China’s capability has vastly increased, but its ability to conquer states across water remains limited. If the United States and its allies invest in their own A2/AD capabilities—counterparts to the Chinese capabilities that the US military itself says are extremely effective against US sophisticated weapons—China’s offensive potential will remain limited for many years to come.41
Japan, Korea, and Taiwan are wealthy and technologically proficient states perfectly placed to capitalize on A2/AD technology to defend against any attempted Chinese conquest. As islands or peninsulas that must defend coastlines, East Asian states get special utility out of defensive military technology. These states do not need forces and weapons that mimic the US military. Their forces simply have to make the cost of aggression prohibitive for China and other potential rivals.

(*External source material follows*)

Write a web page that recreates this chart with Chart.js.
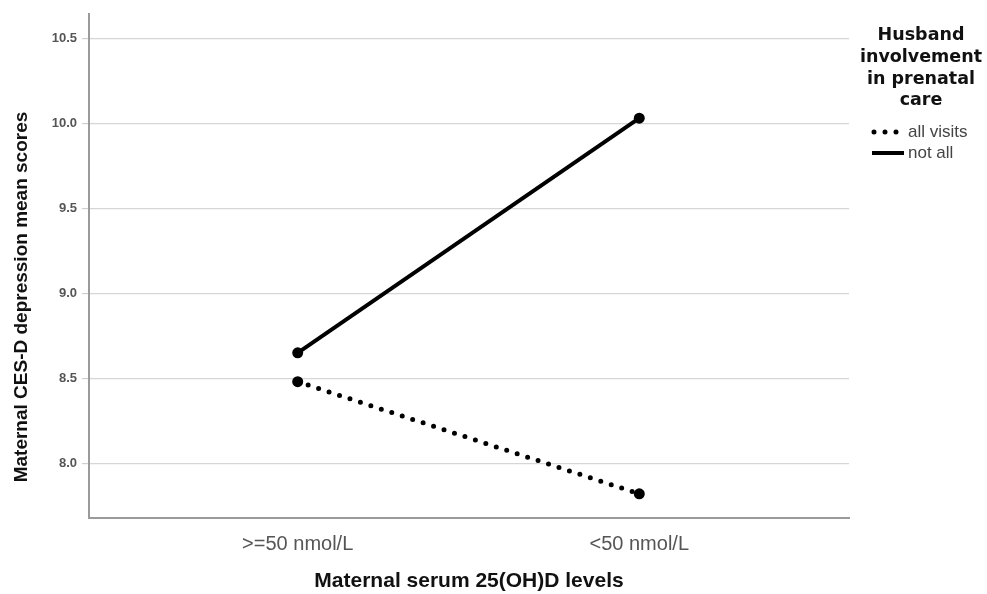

Japan already maintains a qualitatively superior force that far outstrips China in submarine, anti-submarine, mining, and missile capabilities, backed up by a sophisticated network of sensors and a geographical position that allows it to straddle major chokepoints for the Chinese navy.42 It has long invested heavily in naval assets to defend its coast. And its GDP per capita remains about four times larger than China’s, providing it considerable capacity to ramp up spending in the event of a massive emergency, like a Chinese campaign of territorial aggression.43
Japan has recently increased its investment in mobile missile systems deployed in the Ryukyu Islands in the East China Sea, a nascent modern A2/AD capability.44 Unfortunately, as MIT experts Eric Heginbotham and Richard Samuels explain, much of Japan’s defense budget is still devoted to a “forward defense strategy” built on fighter aircraft, destroyers, and ground forces.45 Japan has also begun exploring a greater long-range missile strike capability as a means of preemptively threatening North Korea’s ability to launch ballistic missiles or retaliating against China—an investment that potentially looks like offensive defense.46 Finally, Japan has not fully stocked the munitions needed to use its anti-ship, anti-missile, and anti-aircraft systems in an extended campaign.47
Taiwan is more vulnerable.48 As an island, Taiwan has defensive advantages that make conquest difficult, but if China attacked Taiwan, its nearness to the island would enable China’s weapons to enjoy the benefit of home—larger ammunition stores, protection from strikes, better coordination, and short flight times.49 China’s missiles could destroy most fixed targets in Taiwan, including search radars, and seriously impede the operation of Taiwan’s air force.
On the other hand, Taiwan is large enough to drive mobile missile systems around and rugged enough to hide weapons from enemy surveillance and strike systems.50 Taiwan also produces a modern anti-ship missile deployable on trucks or small ships that can likely evade Chinese attacks on fixed targets.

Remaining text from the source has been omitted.